LE CAIRE : Le ministre égyptien des Affaires étrangères, Badr Abdelatty, a annoncé samedi que 50 camions-citernes chargés de carburant devaient entrer dans la bande de Gaza à partir de dimanche, marquant le début du cessez-le-feu.

M. Abdelatty, dont le pays, le Qatar et les États-Unis ont servi de médiateur, a déclaré que l'accord prévoyait « l'entrée de 600 camions par jour dans la bande, dont 50 de carburant ».

La trêve devrait entrer en vigueur dimanche à 13 h 30 GMT, ouvrant ainsi la voie à un afflux massif d'aide, selon les médiateurs.

Des centaines de camions sont garés du côté égyptien du poste frontière de Rafah, un point d'entrée autrefois vital pour l'aide humanitaire, fermé depuis mai, lorsque les forces israéliennes ont pris le contrôle du côté palestinien du point de passage.

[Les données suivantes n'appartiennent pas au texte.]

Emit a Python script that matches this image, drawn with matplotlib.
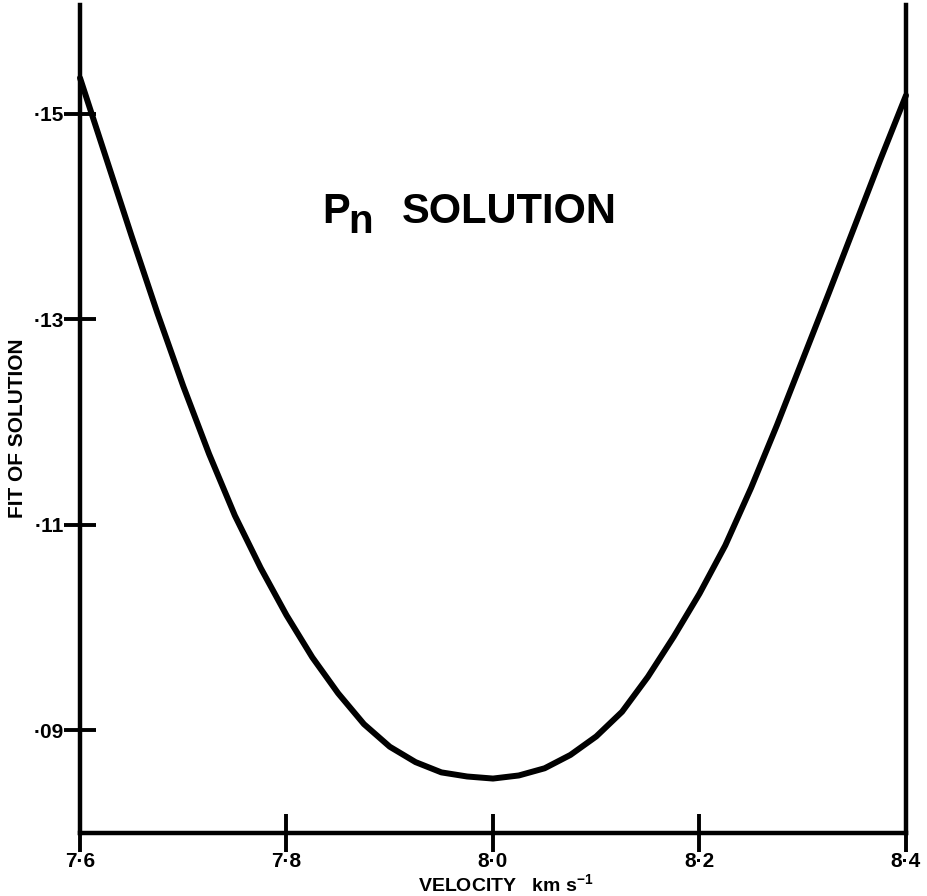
import numpy as np
import matplotlib.pyplot as plt

plt.rcParams['font.family'] = ['Liberation Sans', 'DejaVu Sans']
plt.rcParams['font.weight'] = 'bold'
plt.rcParams['mathtext.fontset'] = 'custom'
plt.rcParams['mathtext.rm'] = 'Liberation Sans:bold'
plt.rcParams['mathtext.bf'] = 'Liberation Sans:bold'

# velocity (km/s) and fit of the Pn solution
velocity = [7.600, 7.625, 7.650, 7.675, 7.700, 7.725, 7.750, 7.775, 7.800,
            7.825, 7.850, 7.875, 7.900, 7.925, 7.950, 7.975, 8.000,
            8.025, 8.050, 8.075, 8.100, 8.125, 8.150, 8.175, 8.200,
            8.225, 8.250, 8.275, 8.300, 8.325, 8.350, 8.375, 8.400]
fit = [0.1535, 0.1458, 0.1381, 0.1306, 0.1235, 0.1169, 0.1109, 0.1058, 0.1012,
       0.0971, 0.0936, 0.0906, 0.0884, 0.0869, 0.0859, 0.0855, 0.0853,
       0.0856, 0.0863, 0.0876, 0.0894, 0.0918, 0.0952, 0.0991, 0.1033,
       0.1080, 0.1136, 0.1197, 0.1261, 0.1325, 0.1390, 0.1455, 0.1518]

xticks = [7.6, 7.8, 8.0, 8.2, 8.4]
xticklabels = ['7·6', '7·8', '8·0', '8·2', '8·4']
yticks = [0.09, 0.11, 0.13, 0.15]
yticklabels = ['·09', '·11', '·13', '·15']

W, H = 928, 896

def px(x, y):
    return x / W, 1 - y / H

fig = plt.figure(figsize=(W / 100, H / 100), dpi=100)
ax = fig.add_axes([80 / W, 63 / H, 826 / W, 828 / H])

ax.plot(velocity, fit, color='black', lw=4.3, solid_capstyle='round',
        solid_joinstyle='round', clip_on=False, zorder=3)

ax.set_xlim(7.6, 8.4)
ax.set_ylim(0.08, 0.1606)

for side in ['left', 'right', 'bottom']:
    ax.spines[side].set_linewidth(3.2)
ax.spines['top'].set_visible(False)

ax.set_xticks(xticks)
ax.set_xticklabels(xticklabels)
ax.set_yticks(yticks)
ax.set_yticklabels(yticklabels)
ax.tick_params(axis='y', direction='inout', length=23, width=2.8,
               labelsize=15, pad=0)
ax.tick_params(axis='x', direction='inout', length=27, width=2.8,
               labelsize=15, pad=0)

# title and axis labels
fig.text(*px(322, 223), 'P', fontsize=30, fontweight='bold', ha='left', va='baseline')
fig.text(*px(348, 233), 'n', fontsize=29, fontweight='bold', ha='left', va='baseline')
fig.text(*px(402, 223), 'SOLUTION', fontsize=30, fontweight='bold',
         ha='left', va='baseline')

fig.text(*px(418, 892), r'VELOCITY   km s$^{-1}$', fontsize=14,
         fontweight='bold', ha='left', va='baseline')
fig.text(*px(18, 428), 'FIT OF SOLUTION', fontsize=15, fontweight='bold',
         rotation=90, ha='center', va='center')

fig.savefig('out.png', dpi=100)
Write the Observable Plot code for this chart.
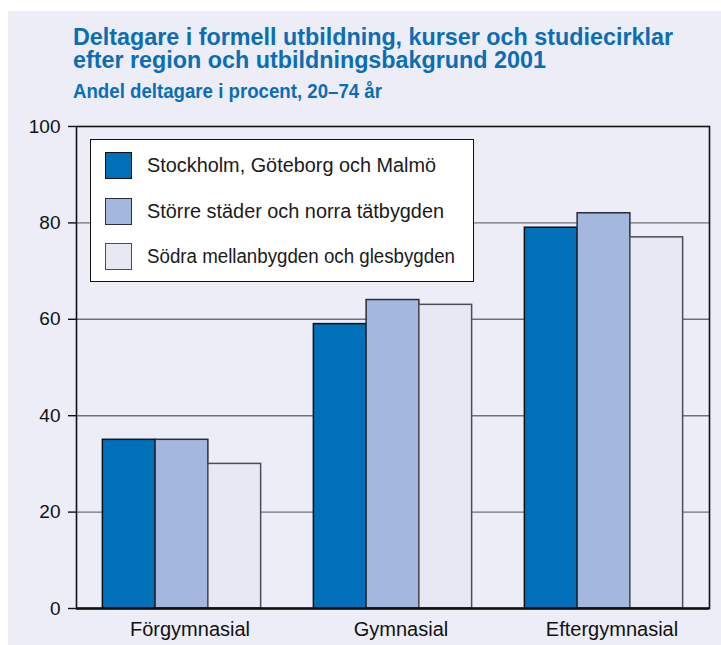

Au cours d'une conférence de presse conjointe avec son homologue nigérian, M. Abdelatty a déclaré : « Nous espérons que 300 camions se rendront au nord de la bande de Gaza », où des milliers de personnes sont bloquées dans des conditions que les agences humanitaires qualifient d'apocalyptiques.

Les travailleurs humanitaires ont mis en garde contre les obstacles monumentaux qui pourraient entraver les opérations d'aide, notamment la destruction des infrastructures qui traitaient auparavant les livraisons.